◆ **Exercise goal**: Filter these entries, keeping only lines that hold the word "this".

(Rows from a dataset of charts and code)
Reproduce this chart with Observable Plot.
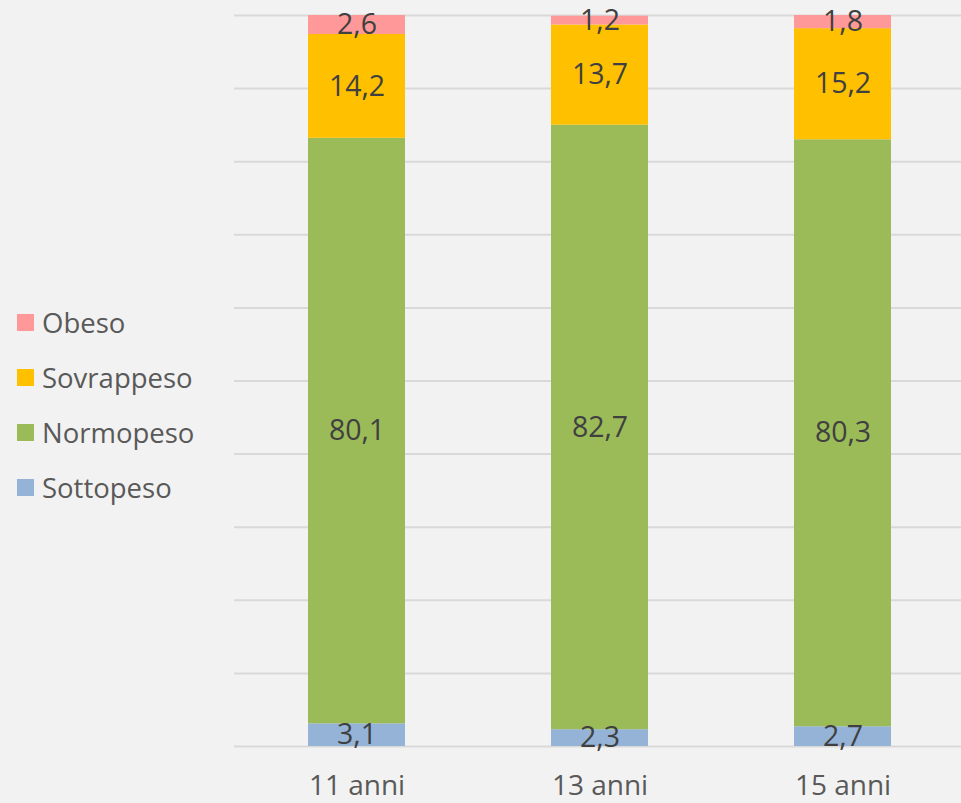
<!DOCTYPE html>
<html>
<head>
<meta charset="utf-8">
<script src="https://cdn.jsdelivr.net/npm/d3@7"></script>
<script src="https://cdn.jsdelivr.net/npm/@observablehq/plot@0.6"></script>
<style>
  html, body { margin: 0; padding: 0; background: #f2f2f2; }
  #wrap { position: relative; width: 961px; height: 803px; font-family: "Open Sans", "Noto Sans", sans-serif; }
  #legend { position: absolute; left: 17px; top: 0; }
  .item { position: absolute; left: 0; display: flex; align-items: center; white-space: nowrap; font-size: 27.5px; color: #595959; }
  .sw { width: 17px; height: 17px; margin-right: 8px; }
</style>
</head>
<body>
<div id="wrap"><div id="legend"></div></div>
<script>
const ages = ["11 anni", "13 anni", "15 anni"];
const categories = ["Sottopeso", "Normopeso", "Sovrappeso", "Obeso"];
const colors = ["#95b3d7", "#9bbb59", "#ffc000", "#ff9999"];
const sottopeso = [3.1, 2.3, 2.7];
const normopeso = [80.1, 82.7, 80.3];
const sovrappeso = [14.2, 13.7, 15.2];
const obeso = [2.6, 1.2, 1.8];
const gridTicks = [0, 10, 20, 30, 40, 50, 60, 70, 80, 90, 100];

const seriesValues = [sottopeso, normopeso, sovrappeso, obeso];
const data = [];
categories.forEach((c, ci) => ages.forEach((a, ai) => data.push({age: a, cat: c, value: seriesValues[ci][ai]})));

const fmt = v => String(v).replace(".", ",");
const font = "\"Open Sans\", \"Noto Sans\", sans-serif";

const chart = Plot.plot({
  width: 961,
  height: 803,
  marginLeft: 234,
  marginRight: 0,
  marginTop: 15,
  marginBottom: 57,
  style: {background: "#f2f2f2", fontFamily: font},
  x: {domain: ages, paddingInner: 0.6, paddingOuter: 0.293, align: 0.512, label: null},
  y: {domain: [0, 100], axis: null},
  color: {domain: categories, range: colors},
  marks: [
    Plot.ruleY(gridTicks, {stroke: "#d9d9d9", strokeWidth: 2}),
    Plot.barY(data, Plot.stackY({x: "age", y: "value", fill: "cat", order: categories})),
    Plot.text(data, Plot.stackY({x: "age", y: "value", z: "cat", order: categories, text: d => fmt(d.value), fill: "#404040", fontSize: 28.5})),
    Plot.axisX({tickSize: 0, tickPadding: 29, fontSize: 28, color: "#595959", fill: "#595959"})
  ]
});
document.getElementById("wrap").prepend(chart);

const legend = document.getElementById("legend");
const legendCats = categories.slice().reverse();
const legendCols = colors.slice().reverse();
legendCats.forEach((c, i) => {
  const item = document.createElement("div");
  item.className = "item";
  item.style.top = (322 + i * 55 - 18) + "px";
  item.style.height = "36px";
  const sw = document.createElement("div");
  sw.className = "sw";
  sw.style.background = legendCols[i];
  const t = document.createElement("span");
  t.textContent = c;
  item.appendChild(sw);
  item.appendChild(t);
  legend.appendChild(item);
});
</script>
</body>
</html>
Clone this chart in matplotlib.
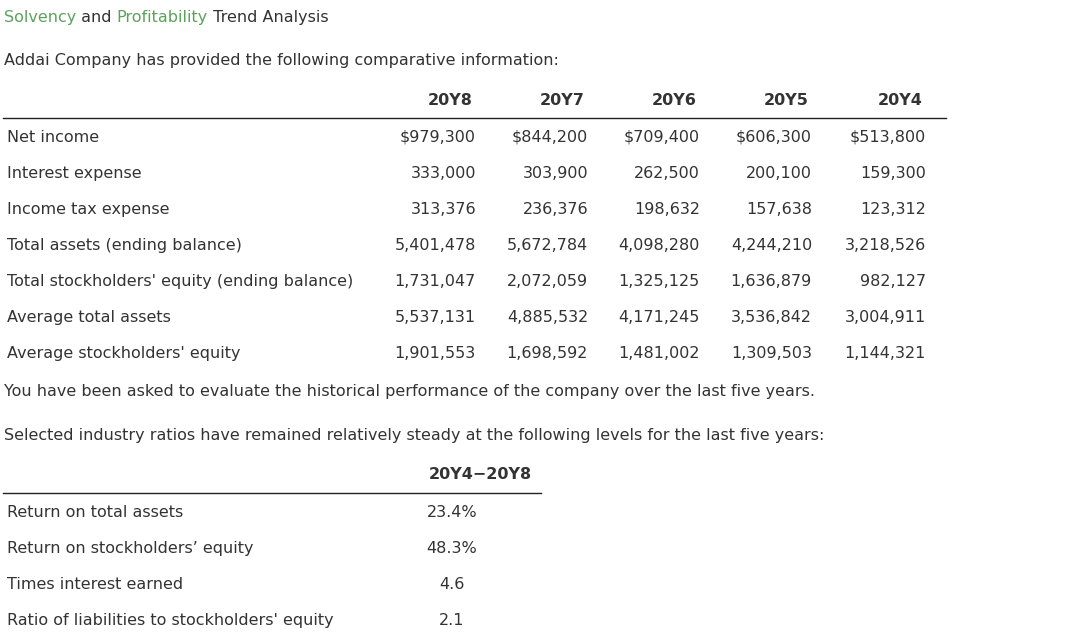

◆ **Final result**:
Reproduce this chart with Observable Plot.
Clone this chart in matplotlib.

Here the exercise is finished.